What the task requires: Repeat everything from the first line of the listing below through the line that contains "141.5, 140.2, 142.6]", exactly. Leave out pictures.

Excerpted data:

═══

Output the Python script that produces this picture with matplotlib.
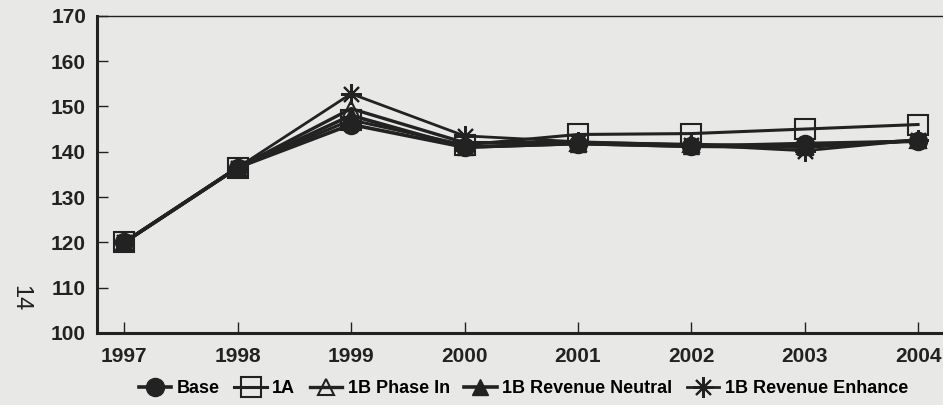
import matplotlib.pyplot as plt

years = [1997, 1998, 1999, 2000, 2001, 2002, 2003, 2004]

base = [120, 136.5, 146, 141, 141.8, 141.2, 141.8, 142.3]
plan_1a = [120, 136.5, 147, 141.5, 143.8, 144.0, 145.0, 146.0]
phase_in = [120, 136.5, 149.5, 142, 142.0, 141.6, 141.2, 142.5]
rev_neutral = [120, 136.5, 148, 141, 141.8, 141.2, 141.0, 142.5]
rev_enhance = [120, 136.5, 152.8, 143.5, 142.2, 141.5, 140.2, 142.6]

labels = ['Base', '1A', '1B Phase In', '1B Revenue Neutral', '1B Revenue Enhance']

bg = '#e8e8e6'
ink = '#222222'

plt.rcParams['font.family'] = 'Liberation Sans'
plt.rcParams['font.weight'] = 'bold'

fig = plt.figure(figsize=(9.43, 4.05), dpi=100, facecolor=bg)
ax = fig.add_axes([0.103, 0.178, 0.897, 0.783])
ax.set_facecolor(bg)

ax.plot(years, base, color=ink, lw=2.6, marker='o', ms=13, mfc=ink, mec=ink, label=labels[0])
ax.plot(years, plan_1a, color=ink, lw=2.2, marker='s', ms=14, mfc='none', mec=ink, mew=1.5, label=labels[1])
ax.plot(years, phase_in, color=ink, lw=2.4, marker='^', ms=12, mfc='none', mec=ink, mew=1.5, label=labels[2])
ax.plot(years, rev_neutral, color=ink, lw=2.6, marker='^', ms=12, mfc=ink, mec=ink, label=labels[3])
ax.plot(years, rev_enhance, color=ink, lw=2.0, marker=(8, 2, 0), ms=15, mec=ink, mew=1.5, label=labels[4])

ax.set_xlim(1996.76, 2004.22)
ax.set_ylim(100, 170)
ax.set_xticks(years)
ax.set_yticks(range(100, 171, 10))
ax.tick_params(direction='in', length=8, width=1, colors=ink, labelsize=15, pad=8)
ax.tick_params(axis='x', pad=10)
for lbl in ax.get_xticklabels() + ax.get_yticklabels():
    lbl.set_fontweight('bold')

ax.spines['right'].set_visible(False)
ax.spines['left'].set_linewidth(2.2)
ax.spines['bottom'].set_linewidth(2.2)
ax.spines['top'].set_linewidth(1)
for s in ax.spines.values():
    s.set_color(ink)

fig.legend(loc='center', bbox_to_anchor=(0.555, 0.04), ncol=5, frameon=False,
           handlelength=1.8, handletextpad=0.3, columnspacing=0.8,
           prop={'weight': 'bold', 'size': 13})

fig.text(0.022, 0.265, '14', rotation=-90, fontsize=17, color=ink, fontweight='normal',
         ha='center', va='center')

fig.savefig('out.png', dpi=100, facecolor=bg)
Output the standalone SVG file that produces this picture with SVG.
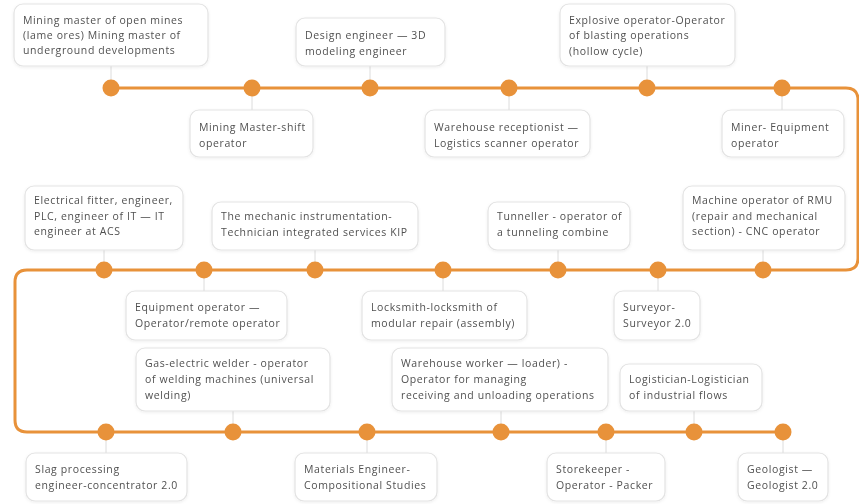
<svg xmlns="http://www.w3.org/2000/svg" width="859" height="504" viewBox="0 0 859 504">
<style>
.box{fill:#fff;stroke:#e3e3e3;stroke-width:1.2}
.t{font-family:"Open Sans","Liberation Sans",sans-serif;font-size:10.5px;letter-spacing:0.62px;fill:#505050}
.tick{stroke:#dcdcdc;stroke-width:1}
.dot{fill:#E8923A}
.track{fill:none;stroke:#E8923A;stroke-width:3;stroke-linecap:round}
</style>
<defs>
<filter id="sh" x="-10%" y="-10%" width="120%" height="130%">
<feDropShadow dx="0" dy="1" stdDeviation="1.5" flood-color="#000" flood-opacity="0.07"/>
</filter>
</defs>
<rect width="859" height="504" fill="#fff"/>
<g id="connectors">
<path class="track" d="M111 88 H846 Q858 88 858 100 V258 Q858 270 846 270 H27 Q15 270 15 282 V420 Q15 432 27 432 H783"/>
<g class="tick">
<line x1="111" y1="66" x2="111" y2="88"/>
<line x1="252" y1="88" x2="252" y2="110"/>
<line x1="370" y1="66" x2="370" y2="88"/>
<line x1="509" y1="88" x2="509" y2="110"/>
<line x1="647" y1="66" x2="647" y2="88"/>
<line x1="782" y1="88" x2="782" y2="110"/>
<line x1="104" y1="250" x2="104" y2="270"/>
<line x1="204" y1="270" x2="204" y2="291"/>
<line x1="315" y1="250" x2="315" y2="270"/>
<line x1="443" y1="270" x2="443" y2="291"/>
<line x1="558" y1="250" x2="558" y2="270"/>
<line x1="658" y1="270" x2="658" y2="291"/>
<line x1="763" y1="250" x2="763" y2="270"/>
<line x1="106" y1="432" x2="106" y2="453"/>
<line x1="233" y1="411" x2="233" y2="432"/>
<line x1="367" y1="432" x2="367" y2="453"/>
<line x1="501" y1="411" x2="501" y2="432"/>
<line x1="606" y1="432" x2="606" y2="453"/>
<line x1="694" y1="411" x2="694" y2="432"/>
<line x1="783" y1="432" x2="783" y2="453"/>
</g>
<g class="dot">
<circle cx="111" cy="88" r="8.5"/><circle cx="252" cy="88" r="8.5"/><circle cx="370" cy="88" r="8.5"/>
<circle cx="509" cy="88" r="8.5"/><circle cx="647" cy="88" r="8.5"/><circle cx="782" cy="88" r="8.5"/>
<circle cx="104" cy="270" r="8.5"/><circle cx="204" cy="270" r="8.5"/><circle cx="315" cy="270" r="8.5"/>
<circle cx="443" cy="270" r="8.5"/><circle cx="558" cy="270" r="8.5"/><circle cx="658" cy="270" r="8.5"/>
<circle cx="763" cy="270" r="8.5"/>
<circle cx="106" cy="432" r="8.5"/><circle cx="233" cy="432" r="8.5"/><circle cx="367" cy="432" r="8.5"/>
<circle cx="501" cy="432" r="8.5"/><circle cx="606" cy="432" r="8.5"/><circle cx="694" cy="432" r="8.5"/>
<circle cx="783" cy="432" r="8.5"/>
</g>
</g>
<g id="n1" filter="url(#sh)"><rect class="box" x="14" y="4" width="194" height="62" rx="9"/>
<text class="t"><tspan x="23" y="24">Mining master of open mines</tspan><tspan x="23" y="39">(lame ores) Mining master of</tspan><tspan x="23" y="54">underground developments</tspan></text></g>
<g id="n2" filter="url(#sh)"><rect class="box" x="190" y="110" width="123" height="47" rx="9"/>
<text class="t"><tspan x="199" y="131">Mining Master-shift</tspan><tspan x="199" y="147">operator</tspan></text></g>
<g id="n3" filter="url(#sh)"><rect class="box" x="296" y="18" width="149" height="48" rx="9"/>
<text class="t"><tspan x="305" y="39">Design engineer — 3D</tspan><tspan x="305" y="55">modeling engineer</tspan></text></g>
<g id="n4" filter="url(#sh)"><rect class="box" x="425" y="110" width="165" height="47" rx="9"/>
<text class="t"><tspan x="434" y="131">Warehouse receptionist —</tspan><tspan x="434" y="147">Logistics scanner operator</tspan></text></g>
<g id="n5" filter="url(#sh)"><rect class="box" x="560" y="4" width="175" height="62" rx="9"/>
<text class="t"><tspan x="569" y="24">Explosive operator-Operator</tspan><tspan x="569" y="39">of blasting operations</tspan><tspan x="569" y="55">(hollow cycle)</tspan></text></g>
<g id="n6" filter="url(#sh)"><rect class="box" x="722" y="110" width="122" height="47" rx="9"/>
<text class="t"><tspan x="731" y="131">Miner- Equipment</tspan><tspan x="731" y="147">operator</tspan></text></g>
<g id="n7" filter="url(#sh)"><rect class="box" x="25" y="186" width="158" height="64" rx="9"/>
<text class="t"><tspan x="34" y="204">Electrical fitter, engineer,</tspan><tspan x="34" y="220">PLC, engineer of IT — IT</tspan><tspan x="34" y="235">engineer at ACS</tspan></text></g>
<g id="n8" filter="url(#sh)"><rect class="box" x="126" y="291" width="161" height="49" rx="9"/>
<text class="t"><tspan x="135" y="311">Equipment operator —</tspan><tspan x="135" y="327">Operator/remote operator</tspan></text></g>
<g id="n9" filter="url(#sh)"><rect class="box" x="212" y="202" width="206" height="48" rx="9"/>
<text class="t"><tspan x="221" y="220">The mechanic instrumentation-</tspan><tspan x="221" y="236">Technician integrated services KIP</tspan></text></g>
<g id="n10" filter="url(#sh)"><rect class="box" x="362" y="291" width="165" height="49" rx="9"/>
<text class="t"><tspan x="371" y="311">Locksmith-locksmith of</tspan><tspan x="371" y="327">modular repair (assembly)</tspan></text></g>
<g id="n11" filter="url(#sh)"><rect class="box" x="488" y="202" width="142" height="48" rx="9"/>
<text class="t"><tspan x="497" y="220">Tunneller - operator of</tspan><tspan x="497" y="236">a tunneling combine</tspan></text></g>
<g id="n12" filter="url(#sh)"><rect class="box" x="614" y="291" width="86" height="49" rx="9"/>
<text class="t"><tspan x="623" y="311">Surveyor-</tspan><tspan x="623" y="327">Surveyor 2.0</tspan></text></g>
<g id="n13" filter="url(#sh)"><rect class="box" x="683" y="186" width="162" height="64" rx="9"/>
<text class="t"><tspan x="692" y="204">Machine operator of RMU</tspan><tspan x="692" y="220">(repair and mechanical</tspan><tspan x="692" y="235">section) - CNC operator</tspan></text></g>
<g id="n14" filter="url(#sh)"><rect class="box" x="26" y="453" width="161" height="48" rx="9"/>
<text class="t"><tspan x="35" y="473">Slag processing</tspan><tspan x="35" y="489">engineer-concentrator 2.0</tspan></text></g>
<g id="n15" filter="url(#sh)"><rect class="box" x="136" y="348" width="194" height="63" rx="9"/>
<text class="t"><tspan x="145" y="367">Gas-electric welder - operator</tspan><tspan x="145" y="383">of welding machines (universal</tspan><tspan x="145" y="399">welding)</tspan></text></g>
<g id="n16" filter="url(#sh)"><rect class="box" x="295" y="453" width="142" height="48" rx="9"/>
<text class="t"><tspan x="304" y="473">Materials Engineer-</tspan><tspan x="304" y="489">Compositional Studies</tspan></text></g>
<g id="n17" filter="url(#sh)"><rect class="box" x="392" y="348" width="216" height="63" rx="9"/>
<text class="t"><tspan x="401" y="367">Warehouse worker — loader) -</tspan><tspan x="401" y="383">Operator for managing</tspan><tspan x="401" y="399">receiving and unloading operations</tspan></text></g>
<g id="n18" filter="url(#sh)"><rect class="box" x="547" y="453" width="118" height="48" rx="9"/>
<text class="t"><tspan x="556" y="473">Storekeeper -</tspan><tspan x="556" y="489">Operator - Packer</tspan></text></g>
<g id="n19" filter="url(#sh)"><rect class="box" x="620" y="364" width="142" height="47" rx="9"/>
<text class="t"><tspan x="629" y="383">Logistician-Logistician</tspan><tspan x="629" y="399">of industrial flows</tspan></text></g>
<g id="n20" filter="url(#sh)"><rect class="box" x="738" y="453" width="90" height="48" rx="9"/>
<text class="t"><tspan x="747" y="473">Geologist —</tspan><tspan x="747" y="489">Geologist 2.0</tspan></text></g>
</svg>
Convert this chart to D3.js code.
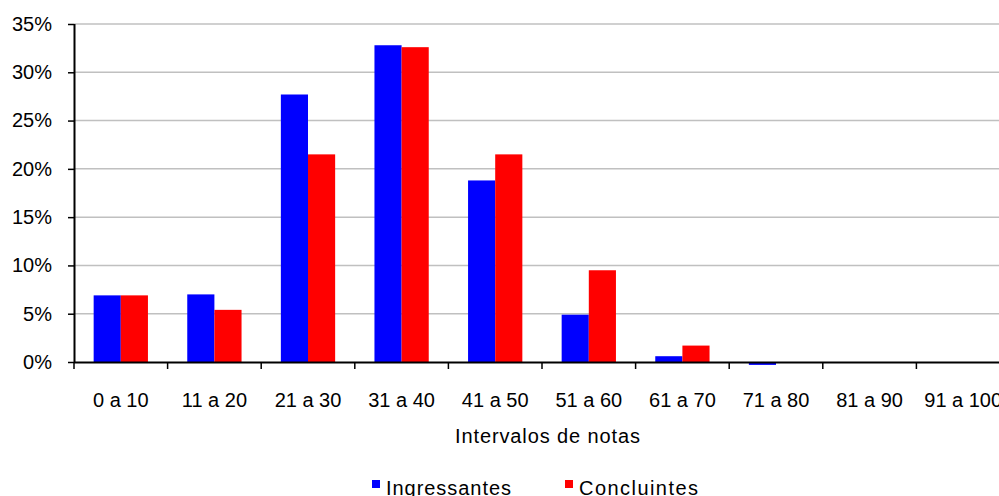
<!DOCTYPE html>
<html>
<head>
<meta charset="utf-8">
<script src="https://cdn.jsdelivr.net/npm/d3@7"></script>
<style>
  html, body { margin: 0; padding: 0; background: #fff; }
  svg { display: block; }
  text { font-family: "Liberation Sans", Arial, sans-serif; fill: #000; }
</style>
</head>
<body>
<div id="chart"></div>
<script>
const categories = ["0 a 10", "11 a 20", "21 a 30", "31 a 40", "41 a 50", "51 a 60", "61 a 70", "71 a 80", "81 a 90", "91 a 100"];
const seriesNames = ["Ingressantes", "Concluintes"];
const ingressantes = [0.069, 0.070, 0.277, 0.328, 0.188, 0.049, 0.006, -0.003, 0, 0];
const concluintes = [0.069, 0.054, 0.215, 0.326, 0.215, 0.095, 0.017, 0, 0, 0];
const yTicks = [0, 0.05, 0.10, 0.15, 0.20, 0.25, 0.30, 0.35];
const colors = ["#0000ff", "#ff0000"];
const xTitle = "Intervalos de notas";

const W = 999, H = 496;
const mLeft = 74, mRight = 1010, mTop = 24, mBottom = 362;

const svg = d3.select("#chart").append("svg").attr("width", W).attr("height", H);

const x0 = d3.scaleBand().domain(categories).range([mLeft, mRight]).padding(0);
const bw = x0.bandwidth();
const x1 = d3.scaleBand().domain(seriesNames).range([bw * 0.21, bw * 0.79]).padding(0);
const y = d3.scaleLinear().domain([0, 0.35]).range([mBottom, mTop]);

// gridlines
svg.append("g").selectAll("line").data(yTicks.filter(d => d > 0)).join("line")
  .attr("x1", mLeft).attr("x2", W)
  .attr("y1", d => y(d)).attr("y2", d => y(d))
  .attr("stroke", "#c0c0c0").attr("stroke-width", 1.5);

// bars
const data = categories.map((c, i) => ({ c, vals: [ingressantes[i], concluintes[i]] }));
const groups = svg.append("g").selectAll("g").data(data).join("g")
  .attr("transform", d => `translate(${x0(d.c)},0)`);
groups.selectAll("rect").data(d => d.vals.map((v, j) => ({ v, s: seriesNames[j], j })))
  .join("rect")
  .attr("x", d => x1(d.s))
  .attr("width", x1.bandwidth())
  .attr("y", d => Math.min(y(d.v), y(0)))
  .attr("height", d => Math.abs(y(d.v) - y(0)))
  .attr("fill", d => colors[d.j]);

// y axis
const yAxis = d3.axisLeft(y).tickValues(yTicks).tickFormat(d3.format(".0%")).tickSize(6).tickPadding(16);
const gy = svg.append("g").attr("transform", `translate(${mLeft},0)`).call(yAxis);
gy.select(".domain").attr("stroke", "#000").attr("stroke-width", 2).attr("d", `M0.5,${mTop}V${mBottom}`);
gy.selectAll(".tick line").attr("stroke", "#000").attr("stroke-width", 1.5);
gy.selectAll(".tick text").attr("font-size", 20).attr("font-family", "'Liberation Sans', Arial, sans-serif").attr("fill", "#000");

// x axis
const xEdges = d3.range(categories.length + 1).map(i => mLeft + i * bw);
const gx = svg.append("g");
gx.append("line").attr("x1", mLeft).attr("x2", W).attr("y1", mBottom + 0.5).attr("y2", mBottom + 0.5)
  .attr("stroke", "#000").attr("stroke-width", 2);
gx.selectAll("line.tk").data(xEdges).join("line").attr("class", "tk")
  .attr("x1", d => d).attr("x2", d => d).attr("y1", mBottom).attr("y2", mBottom + 7)
  .attr("stroke", "#000").attr("stroke-width", 1.5);
gx.selectAll("text").data(categories).join("text")
  .attr("x", d => x0(d) + bw / 2).attr("y", 407)
  .attr("text-anchor", "middle").attr("font-size", 20)
  .text(d => d);

// x title
svg.append("text").attr("x", 547.5).attr("y", 443).attr("text-anchor", "middle")
  .attr("font-size", 20).attr("textLength", 185).attr("lengthAdjust", "spacing").text(xTitle);

// legend
const legendX = [372, 565];
const legendLen = [125, 119];
const lg = svg.append("g").selectAll("g").data(seriesNames).join("g")
  .attr("transform", (d, i) => `translate(${legendX[i]},0)`);
lg.append("rect").attr("x", 0).attr("y", 480).attr("width", 8).attr("height", 8).attr("fill", (d, i) => colors[i]);
lg.append("text").attr("x", 14).attr("y", 494.5).attr("font-size", 20)
  .attr("textLength", (d, i) => legendLen[i]).attr("lengthAdjust", "spacing").text(d => d);
</script>
</body>
</html>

═══

Full answer:
Output the Python script that produces this picture with matplotlib.
import matplotlib.pyplot as plt

years = [1997, 1998, 1999, 2000, 2001, 2002, 2003, 2004]

base = [120, 136.5, 146, 141, 141.8, 141.2, 141.8, 142.3]
plan_1a = [120, 136.5, 147, 141.5, 143.8, 144.0, 145.0, 146.0]
phase_in = [120, 136.5, 149.5, 142, 142.0, 141.6, 141.2, 142.5]
rev_neutral = [120, 136.5, 148, 141, 141.8, 141.2, 141.0, 142.5]
rev_enhance = [120, 136.5, 152.8, 143.5, 142.2, 141.5, 140.2, 142.6]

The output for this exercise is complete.